“I’m not worried about the recent blips,” said an investment banker who asked not to be named, on the sidelines of last week’s Money20/20, in Las Vegas, when asked about the recent market tremors that have hit some of the larger US tech firms. “I ignore these stutters in the market unless I can find a single, justifiable reason for them that would suggest long-term problems,” he said. On October 24, the tech-heavy Nasdaq Composite tumbled 329 points – its third-worst drop since the turn of the century.
Others weren't feeling as bullish on the Strip. Jeff Parker, managing director for APAC, WorldFirst pointed out that the impact of the Great Recession was still being felt at banks, who have turned to the fintech market to help innovate. “We speak to a lot of the banks now and they’re definitely a lot more prepared to working with partners and try to fill gaps in their customer base,” he said.
Those very same banks are looking to smarten up their tech capabilities, but struggling, said Mikhail Sosonkin, a Russian hacker and security specialist. Over the past few years, financial institutions have been ramping up their security infrastructures, hiring hackers to try to challenge their systems. But culturally, hackers have no interest in working at banks. “A lot of hackers tend to have the mentality of wanting their own freedom. They want to have this uncontrolled aspect in their work and to be able to make their decisions themselves. If you work in a big corporate environment it’s hard to do that,” he said.
At Sibos in Sydney, the disjoint between financial services and technology was being underlined. “As an industry, there is a feeling that the digital revolution was missed somehow,” said Dr Stacey Jeffery, senior researcher at CWI. “Perhaps it’s best to think about how and why that happened and how you can get on board with the quantum revolution before it passes by.”
One of the technologies focusing much of the attention of many across financial services is blockchain – with banks, commodity traders and cross-border payments providers working out how to apply the technology. For BTCC CEO Bobby Lee, however, blockchain’s primary use case remains in cryptocurrencies. “I have come to the sad realisation that, in order for blockchain to be truly unique and different than databases, there is a huge limitation with what you can do with blockchain,” he said.

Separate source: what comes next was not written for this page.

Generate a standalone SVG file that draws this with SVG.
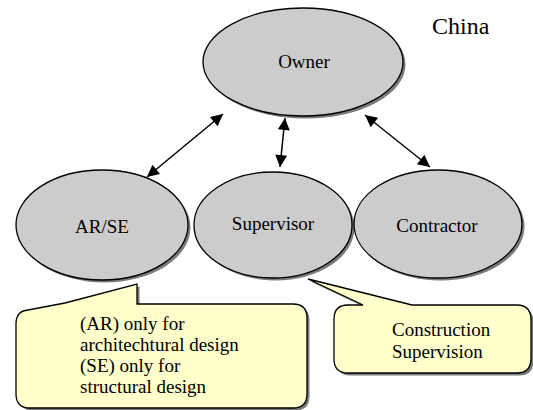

And the crypto debate continued, with Chris Larson, executive chairman and co-founder of Ripple saying US regulators have not dealt with the latest asset class – currency or commodity, depending on which side of the Atlantic you’re on – fairly or effectively. “I have to say there was a debacle with the industry lobbying over the last year or so specifically around securities.”
Fortunately for banks and other financial institutions, those leading the drive for better tech involvement in markets are looking to further push the agenda. Larson’s colleague, Marcus Treacher, was at Sibos, suggesting relations with big fintechs could prosper.
With that, perhaps synergies across markets will help drive efficiencies and allow participants to better control the right types of risk – and confidently enjoy patches of volatility.